:: WHAT YOU WILL DO ::
List each line of the data that holds the string "with", please.

:: SOURCE EXCERPT ::
----------------
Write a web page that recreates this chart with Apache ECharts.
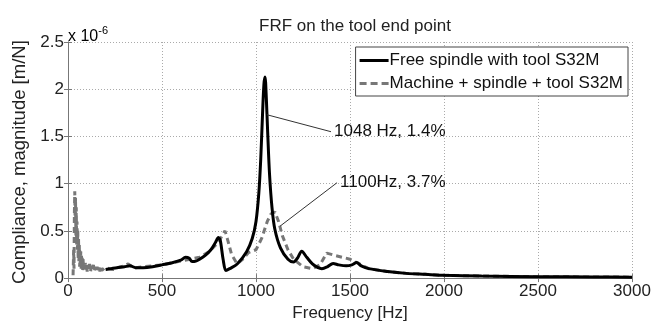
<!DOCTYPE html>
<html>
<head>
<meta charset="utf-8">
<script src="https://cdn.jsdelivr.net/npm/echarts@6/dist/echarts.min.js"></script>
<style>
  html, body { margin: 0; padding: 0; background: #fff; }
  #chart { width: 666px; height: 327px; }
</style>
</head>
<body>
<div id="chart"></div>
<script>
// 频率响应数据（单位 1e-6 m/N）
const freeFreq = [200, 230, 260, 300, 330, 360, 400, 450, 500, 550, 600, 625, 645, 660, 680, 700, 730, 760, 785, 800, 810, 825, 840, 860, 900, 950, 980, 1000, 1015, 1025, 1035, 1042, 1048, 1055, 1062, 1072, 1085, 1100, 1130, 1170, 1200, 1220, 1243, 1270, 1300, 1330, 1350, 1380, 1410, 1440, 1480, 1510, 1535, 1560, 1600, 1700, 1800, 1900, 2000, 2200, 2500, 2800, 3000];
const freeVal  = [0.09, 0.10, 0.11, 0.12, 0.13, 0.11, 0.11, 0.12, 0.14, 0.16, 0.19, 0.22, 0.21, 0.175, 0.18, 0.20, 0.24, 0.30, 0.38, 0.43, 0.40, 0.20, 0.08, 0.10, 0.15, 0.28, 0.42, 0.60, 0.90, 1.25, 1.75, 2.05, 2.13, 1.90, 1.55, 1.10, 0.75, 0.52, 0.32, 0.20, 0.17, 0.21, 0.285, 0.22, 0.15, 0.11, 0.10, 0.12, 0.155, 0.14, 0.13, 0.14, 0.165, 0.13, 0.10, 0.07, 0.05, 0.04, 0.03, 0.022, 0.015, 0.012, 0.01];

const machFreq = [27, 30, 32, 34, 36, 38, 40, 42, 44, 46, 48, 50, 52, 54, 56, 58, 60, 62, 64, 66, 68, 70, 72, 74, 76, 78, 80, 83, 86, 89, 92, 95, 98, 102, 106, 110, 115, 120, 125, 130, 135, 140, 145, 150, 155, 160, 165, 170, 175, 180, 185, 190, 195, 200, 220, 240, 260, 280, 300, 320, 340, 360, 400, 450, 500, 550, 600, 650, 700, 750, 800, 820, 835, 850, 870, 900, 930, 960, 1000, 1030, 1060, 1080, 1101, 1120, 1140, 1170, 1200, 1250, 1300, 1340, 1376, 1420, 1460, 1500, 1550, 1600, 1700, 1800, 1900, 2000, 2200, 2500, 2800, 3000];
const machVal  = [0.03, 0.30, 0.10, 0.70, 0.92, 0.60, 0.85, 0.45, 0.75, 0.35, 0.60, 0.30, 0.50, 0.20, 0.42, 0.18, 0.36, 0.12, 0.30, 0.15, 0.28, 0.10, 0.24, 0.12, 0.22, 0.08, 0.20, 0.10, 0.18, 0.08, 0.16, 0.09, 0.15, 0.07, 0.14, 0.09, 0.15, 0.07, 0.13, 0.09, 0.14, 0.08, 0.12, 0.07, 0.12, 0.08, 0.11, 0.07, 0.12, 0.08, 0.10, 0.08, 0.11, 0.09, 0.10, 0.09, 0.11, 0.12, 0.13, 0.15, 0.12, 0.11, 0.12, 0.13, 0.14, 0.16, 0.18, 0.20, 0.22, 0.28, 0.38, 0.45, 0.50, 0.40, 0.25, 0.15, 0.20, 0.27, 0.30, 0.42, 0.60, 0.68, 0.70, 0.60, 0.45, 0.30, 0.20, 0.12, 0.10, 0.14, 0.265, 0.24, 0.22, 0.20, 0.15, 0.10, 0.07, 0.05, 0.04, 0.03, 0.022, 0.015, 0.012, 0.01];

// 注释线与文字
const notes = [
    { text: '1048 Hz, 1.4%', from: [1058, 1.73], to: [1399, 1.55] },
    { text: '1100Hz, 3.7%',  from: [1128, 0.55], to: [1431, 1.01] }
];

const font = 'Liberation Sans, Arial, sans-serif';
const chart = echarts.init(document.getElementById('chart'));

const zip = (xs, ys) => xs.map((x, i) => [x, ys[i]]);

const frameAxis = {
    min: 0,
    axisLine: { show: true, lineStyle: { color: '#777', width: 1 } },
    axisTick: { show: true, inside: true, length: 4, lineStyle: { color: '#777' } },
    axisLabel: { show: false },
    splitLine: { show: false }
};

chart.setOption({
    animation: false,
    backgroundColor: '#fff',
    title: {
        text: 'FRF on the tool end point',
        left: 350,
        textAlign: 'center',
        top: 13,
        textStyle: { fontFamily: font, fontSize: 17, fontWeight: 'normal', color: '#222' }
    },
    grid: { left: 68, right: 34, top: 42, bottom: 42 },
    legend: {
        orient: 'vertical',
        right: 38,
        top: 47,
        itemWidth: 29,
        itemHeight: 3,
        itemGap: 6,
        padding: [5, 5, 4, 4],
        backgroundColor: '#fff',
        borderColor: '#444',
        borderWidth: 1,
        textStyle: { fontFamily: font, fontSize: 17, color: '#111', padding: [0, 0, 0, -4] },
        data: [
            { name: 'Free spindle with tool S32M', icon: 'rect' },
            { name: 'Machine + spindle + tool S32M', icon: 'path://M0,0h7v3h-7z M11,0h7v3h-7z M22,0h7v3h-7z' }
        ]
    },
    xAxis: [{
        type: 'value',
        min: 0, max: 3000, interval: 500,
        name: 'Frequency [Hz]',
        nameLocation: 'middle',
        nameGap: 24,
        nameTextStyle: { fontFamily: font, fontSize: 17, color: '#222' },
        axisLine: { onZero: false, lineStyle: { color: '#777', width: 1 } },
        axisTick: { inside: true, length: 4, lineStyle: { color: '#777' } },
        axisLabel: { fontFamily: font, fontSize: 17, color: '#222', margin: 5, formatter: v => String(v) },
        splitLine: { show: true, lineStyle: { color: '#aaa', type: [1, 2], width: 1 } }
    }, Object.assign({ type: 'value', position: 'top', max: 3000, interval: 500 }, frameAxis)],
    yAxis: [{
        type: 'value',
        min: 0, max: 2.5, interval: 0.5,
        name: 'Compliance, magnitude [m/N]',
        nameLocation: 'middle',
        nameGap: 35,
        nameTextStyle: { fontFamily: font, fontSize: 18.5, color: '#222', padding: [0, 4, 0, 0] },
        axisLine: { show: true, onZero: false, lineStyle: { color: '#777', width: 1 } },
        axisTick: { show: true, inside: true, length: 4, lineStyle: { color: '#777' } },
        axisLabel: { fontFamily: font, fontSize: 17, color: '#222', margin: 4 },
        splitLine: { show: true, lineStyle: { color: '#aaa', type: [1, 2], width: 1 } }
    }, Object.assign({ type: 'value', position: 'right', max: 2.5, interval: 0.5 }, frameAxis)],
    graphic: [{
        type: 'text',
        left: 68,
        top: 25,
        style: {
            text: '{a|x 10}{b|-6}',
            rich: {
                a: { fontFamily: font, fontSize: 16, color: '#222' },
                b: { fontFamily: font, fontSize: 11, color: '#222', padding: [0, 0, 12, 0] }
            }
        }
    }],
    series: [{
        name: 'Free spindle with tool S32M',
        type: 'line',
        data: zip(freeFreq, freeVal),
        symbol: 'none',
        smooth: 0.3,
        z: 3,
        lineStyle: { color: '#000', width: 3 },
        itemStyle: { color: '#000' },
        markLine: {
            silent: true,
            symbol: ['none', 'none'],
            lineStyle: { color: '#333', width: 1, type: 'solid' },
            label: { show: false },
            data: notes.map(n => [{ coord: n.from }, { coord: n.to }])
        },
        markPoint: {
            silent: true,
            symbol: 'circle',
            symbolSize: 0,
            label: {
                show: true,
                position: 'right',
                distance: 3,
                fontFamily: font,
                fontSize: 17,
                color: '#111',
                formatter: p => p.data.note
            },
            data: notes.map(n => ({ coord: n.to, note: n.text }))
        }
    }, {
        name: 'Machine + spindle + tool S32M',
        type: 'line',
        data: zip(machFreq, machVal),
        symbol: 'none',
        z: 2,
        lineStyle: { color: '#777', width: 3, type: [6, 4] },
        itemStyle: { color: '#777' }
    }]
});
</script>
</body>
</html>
----------------
:: RIGHT ANSWER ::
Write a web page that recreates this chart with Apache ECharts.
            { name: 'Free spindle with tool S32M', icon: 'rect' },
        name: 'Free spindle with tool S32M',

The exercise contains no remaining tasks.